Navigating the pandemic as a trauma survivor
I know those of you who know me are tired of hearing me talk about Lisa Ferentz, who I consider one of the gurus of trauma therapy and who always has wonderful resources for therapists and clients. I wanted to share some of what I have learned from her hoping that it will help those of you who wonder why the pandemic might be making you feel especially sad, anxious or worried.
For those of you who are not familiar with triggers, being triggered is equated with feeling threatened/unsafe/vulnerable. When people seem emotionally upset, “irrational”, “difficult, disconnected distracted it is often because they have been triggered. Everyone gets triggered and we don’t all get triggered by the same things. We can be triggered by people, situations, sensory stimuli, environments etc.
According to Lisa, there are four concepts that even though we all struggle with, they are especially triggering for trauma survivors:
1. The trigger of social distancing: Even though it is medically necessary to stay distant, it can bring back memories of what someone might have experienced in the past such as feeling trapped, isolated or alone with their fears. Another effect of social distancing is feeling disconnected from resources and not being able to easily access things that we took for granted. This concept can have a whole other association for people that were abused and once felt that they could not reach out for help.
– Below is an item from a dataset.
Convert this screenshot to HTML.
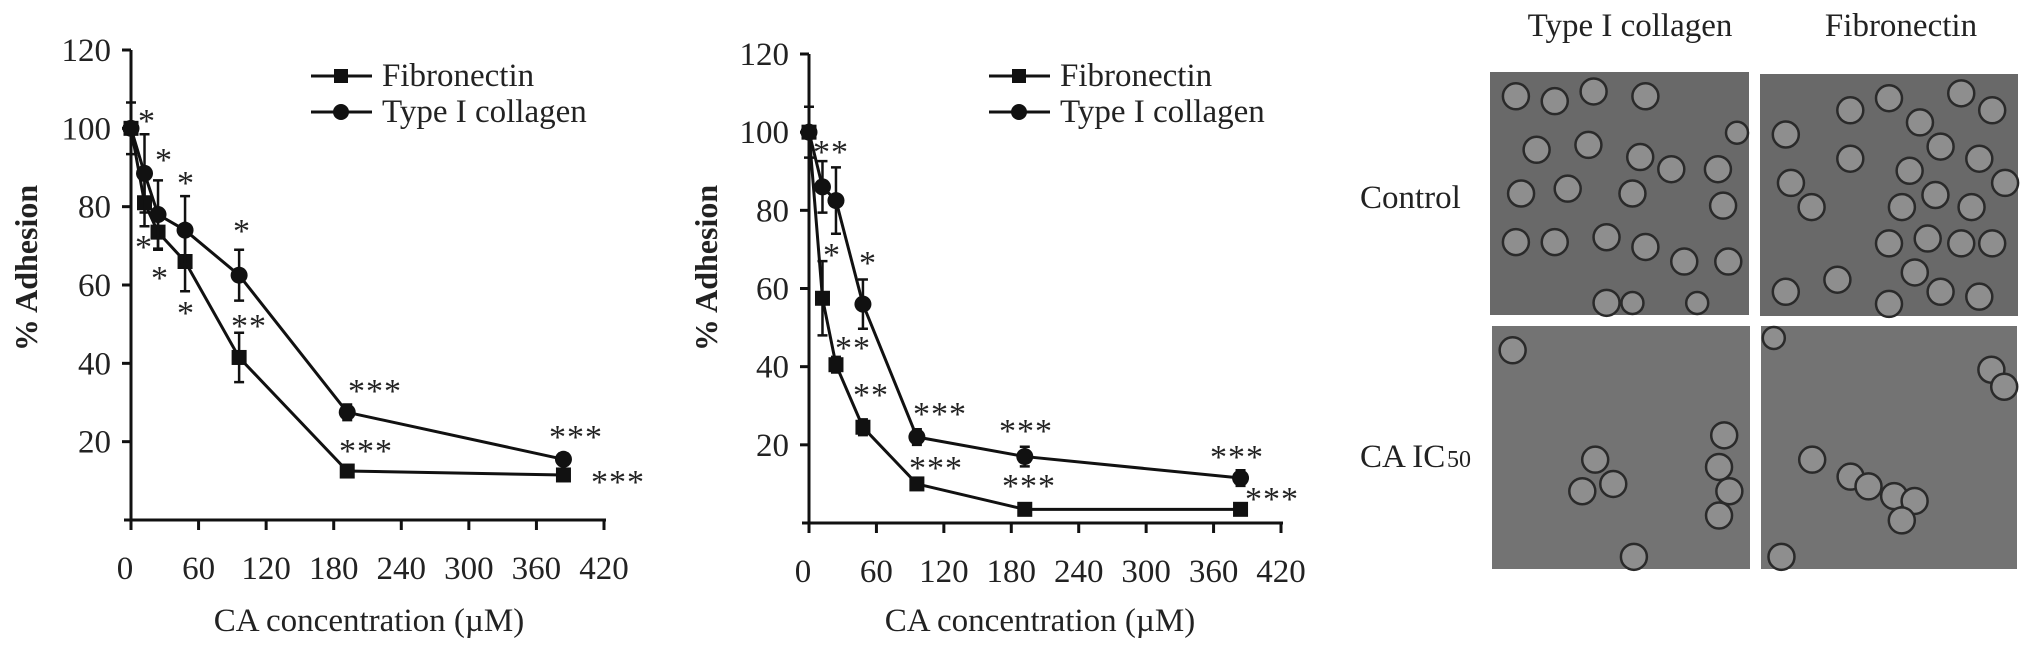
<!DOCTYPE html>
<html><head><meta charset="utf-8"><style>
html,body{margin:0;padding:0;background:#fff;}
svg{display:block;font-family:"Liberation Serif",serif;}
</style></head><body>
<svg id="fig" width="2031" height="648" viewBox="0 0 2031 648" xmlns="http://www.w3.org/2000/svg">
<g id="c1"></g>
<g id="c2"></g>
<g id="photos"></g>
</svg>
<script>
const xCats = [0, 12, 24, 48, 96, 192, 384];
const xTicks = [0, 60, 120, 180, 240, 300, 360, 420];
const yTicks = [20, 40, 60, 80, 100, 120];
const fib1 = [100, 81, 73.5, 66, 41.5, 12.5, 11.5];
const fib1Err = [0, 6, 4.5, 7.6, 6.3, 1.5, 1.5];
const col1 = [100, 88.5, 78, 74, 62.5, 27.5, 15.5];
const col1Err = [6.6, 10, 8.7, 8.7, 6.5, 2, 1.5];
const fib2 = [100, 57.5, 40.5, 24.5, 10, 3.5, 3.5];
const fib2Err = [0, 9.5, 2, 2, 1.5, 1.5, 1.5];
const col2 = [100, 86, 82.5, 56, 22, 17, 11.5];
const col2Err = [6.5, 6.6, 8.5, 6.3, 2, 2.5, 2];
const stars1 = [["*",147,116],["*",164,155],["*",186,178],["*",144,242],["*",160,273],["*",186,308],["*",242,226],["**",249,321],["***",375,386],["***",366,446],["***",576,432],["***",618,477]];
const stars2 = [["**",831,147],["*",832,250],["*",868,258],["**",853,343],["**",871,390],["***",940,409],["***",936,463],["***",1026,426],["***",1029,481],["***",1237,452],["***",1272,494]];

const NS = "http://www.w3.org/2000/svg";
function mk(parent, tag, attrs, text){
  const e = document.createElementNS(NS, tag);
  for (const k in attrs) e.setAttribute(k, attrs[k]);
  if (text !== undefined) e.textContent = text;
  parent.appendChild(e);
  return e;
}

function drawChart(g, ox, oy, top, xEnd, fib, fibErr, col, colErr, stars, legX, ttlX, xTtlX){
  const xS = v => ox + (v/420)*(xEnd-ox);
  const yS = v => oy - (v/120)*(oy-top);
  const ax = mk(g,'path',{d:`M${ox},${top} V${oy} M${ox-7},${oy} H${xEnd+2}`,stroke:'#111','stroke-width':3,fill:'none'});
  
  
  yTicks.forEach(t=>{
    const y=yS(t);
    const l=mk(g,'line',{x1:ox-9,x2:ox,y1:y,y2:y,stroke:'#111','stroke-width':3});
    
    
    const tx=mk(g,'text',{x:ox-20,y:y+11,'text-anchor':'end','font-size':33,fill:'#222'},String(t));
    
    
  });
  xTicks.forEach(t=>{
    const x=xS(t);
    const l=mk(g,'line',{x1:x,x2:x,y1:oy,y2:oy+10,stroke:'#111','stroke-width':3});
    
    
    const tx=mk(g,'text',{x:t===0?x-6:x,y:oy+59,'text-anchor':'middle','font-size':33,fill:'#222'},String(t));
    
    
  });
  const yt=mk(g,'text',{x:0,y:0,transform:`translate(${ttlX+11},${268}) rotate(-90)`,'text-anchor':'middle','font-size':32,'font-weight':'bold',fill:'#222'},'% Adhesion');
  
  
  const xt=mk(g,'text',{x:xTtlX,y:631,'text-anchor':'middle','font-size':33,fill:'#222'},'CA concentration (\u00b5M)');
  
  
  [[fib,fibErr,'sq','fibronectin'],[col,colErr,'ci','collagen']].forEach(([vals,errs,shape,nm])=>{
    const pts=vals.map((v,i)=>[xS(xCats[i]),yS(v)]);
    const pl=mk(g,'polyline',{points:pts.map(p=>p.join(',')).join(' '),fill:'none',stroke:'#111','stroke-width':3});
    
    
    vals.forEach((v,i)=>{
      const x=xS(xCats[i]);
      if(errs[i]>0){
        const y1=yS(v+errs[i]), y2=yS(v-errs[i]);
        const eb=mk(g,'path',{d:`M${x},${y1} V${y2} M${x-5},${y1} H${x+5} M${x-5},${y2} H${x+5}`,stroke:'#111','stroke-width':2.5,fill:'none'});
        
        
      }
      let m;
      if(shape==='sq') m=mk(g,'rect',{x:x-7.5,y:yS(v)-7.5,width:15,height:15,fill:'#111'});
      else m=mk(g,'circle',{cx:x,cy:yS(v),r:8.5,fill:'#111'});
      
      
    });
  });
  stars.forEach(s=>{
    const t=mk(g,'text',{x:s[1],y:s[2]+16,'text-anchor':'middle','font-size':34,fill:'#222','letter-spacing':'1'},s[0]);
    
    
  });
  [['Fibronectin',76,'sq'],['Type I collagen',112,'ci']].forEach(([lab,y,sh])=>{
    const lg=mk(g,'g',{});
    
    
    mk(lg,'line',{x1:legX,x2:legX+61,y1:y,y2:y,stroke:'#111','stroke-width':3});
    if(sh==='sq') mk(lg,'rect',{x:legX+23,y:y-7,width:14,height:14,fill:'#111'});
    else mk(lg,'circle',{cx:legX+30,cy:y,r:8,fill:'#111'});
    mk(lg,'text',{x:legX+71,y:y+10,'font-size':33,fill:'#222'},lab);
  });
}
drawChart(document.getElementById('c1'),131,520,50,604,fib1,fib1Err,col1,col1Err,stars1,311,26,369);
drawChart(document.getElementById('c2'),809,523,54,1281,fib2,fib2Err,col2,col2Err,stars2,989,706,1040);

// micrograph panel
const P=document.getElementById('photos');
const labs=[['Type I collagen',1630,36,'middle','column-label'],['Fibronectin',1901,36,'middle','column-label'],['Control',1360,208,'start','row-label'],['CA IC',1360,467,'start','row-label']];
labs.forEach(l=>{
  const t=mk(P,'text',{x:l[1],y:l[2],'text-anchor':l[3],'font-size':33,fill:'#222'},l[0]);
  
  
});
const sub=mk(P,'text',{x:1447,y:467,'font-size':24,fill:'#222'},'50');


const panels=[[1490,72,259,243,'photo-control-collagen'],[1760,74,258,242,'photo-control-fibronectin'],[1492,326,258,243,'photo-ic50-collagen'],[1761,326,256,243,'photo-ic50-fibronectin']];
const cells=[
 [[.1,.1],[.25,.12],[.4,.08],[.6,.1],[.18,.32],[.38,.3],[.58,.35],[.7,.4],[.88,.4],[.55,.5],[.12,.5],[.3,.48],[.1,.7],[.25,.7],[.45,.68],[.6,.72],[.9,.55],[.75,.78],[.92,.78],[.45,.95],[.55,.97],[.8,.97],[.98,.25]],
 [[.1,.25],[.35,.15],[.5,.1],[.62,.2],[.78,.08],[.9,.15],[.12,.45],[.35,.35],[.58,.4],[.7,.3],[.85,.35],[.2,.55],[.55,.55],[.68,.5],[.82,.55],[.95,.45],[.5,.7],[.65,.68],[.78,.7],[.9,.7],[.1,.9],[.3,.85],[.5,.95],[.7,.9],[.85,.92],[.6,.82]],
 [[.08,.1],[.4,.55],[.47,.65],[.35,.68],[.9,.45],[.88,.58],[.92,.68],[.88,.78],[.55,.95]],
 [[.05,.02],[.9,.18],[.95,.25],[.2,.55],[.35,.62],[.42,.66],[.52,.7],[.6,.72],[.55,.8],[.08,.95]]
];
panels.forEach((p,i)=>{
  const g=mk(P,'g',{});
  
  
  mk(g,'rect',{x:p[0],y:p[1],width:p[2],height:p[3],fill:i<2?'#696969':'#737373'});
  cells[i].forEach(c=>{
    const cx=p[0]+c[0]*p[2], cy=p[1]+c[1]*p[3];
    if(cx<p[0]+10||cx>p[0]+p[2]-10||cy<p[1]+10||cy>p[1]+p[3]-10){
      mk(g,'circle',{cx:Math.min(Math.max(cx,p[0]+12),p[0]+p[2]-12),cy:Math.min(Math.max(cy,p[1]+12),p[1]+p[3]-12),r:11,fill:'#8e8e8e',stroke:'#2a2a2a','stroke-width':2.5});
    } else mk(g,'circle',{cx:cx,cy:cy,r:13,fill:'#8e8e8e',stroke:'#2a2a2a','stroke-width':2.5});
  });
});
</script>
</body></html>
2. The trigger of uncertainty: The feeling of not knowing what is going to happen next is a feeling that trauma survivors can very much relate to. Unfortunately most learn that not knowing what is coming means that something bad is going to happen to them. It can also bring feelings of chaos which can be very familiar for people that had difficult childhoods.
Trauma survivors then are forced to be in a defensive state of hyper vigilance in order to try to stay a step ahead to figure out what is going to happen next. This need to be a mind reader creates much muscle tension and stress, and an overall feeling of exhaustion and helplessness.
3. The trigger of the media and its mixed messages: I am sure you are all familiar with turning the TV on and hearing how COVID’s numbers are going up on one channel only to hear a completely different story of the pandemic from another channel. These feelings of confusion and mixed messages can feel like a reenactment of the same unhealthy family dynamics and poor communication that many people grew up with. Trauma survivors can have an especially hard time knowing who to trust due to mixed messages.
4. The trigger of losses: The experience of loss is a central emotion for people that have gone through trauma. Some of their losses might feel very similar to the losses we have experienced during the pandemic and can take an emotional toll. Here are some examples:
loss of freedom (e.g not being able to see your therapist in person)
loss of control (e.g being told what we can and cannot do)
loss of employment and income
loss of routine
loss of good health
loss of a loved one
loss of social engagement and connectedness
loss of all cancelled activities (from the daily gym class to a wedding or graduation event)
loss of privacy and clear boundaries (e.g boundaries can become more blurred when all your family is at home and you are trying to wear different hats at the same time in the same space)
loss of confidence and security that everything is going to be fine
loss of transition from working at the office to working at home. It did not help that the transition was very abrupt which can be triggering for many of us
I encourage all trauma survivors out there who are struggling and not sure why, to ask themselves:
is this triggering?
how is it triggering?
is there anything of what is going on right now that is reminiscence of things that happened in the past?
If you can connect the dots and be curious about where that feeling is coming from, it will help you better understand the intensity of the fear, anxiety or despair and reduce the impact of the trigger. Then you can soothe that fear and identify it as ‘just a trigger’ (separate the past from the present) and re focus on the present by re-grounding and self soothing. Some ideas that might work include breathing, tapping, changing your posture, putting both feet on the floor, counting or saying the alphabet or holding something warm or cold.
As a daily exercise, I encourage you to ask yourself how you are feeling at the moment, how you are eating, sleeping, exercising and staying socially connected. Try to focus on where you have control, power and choice and do what you need to feel safe by creating small windows of self care whenever you think you are neglecting some of your basic needs.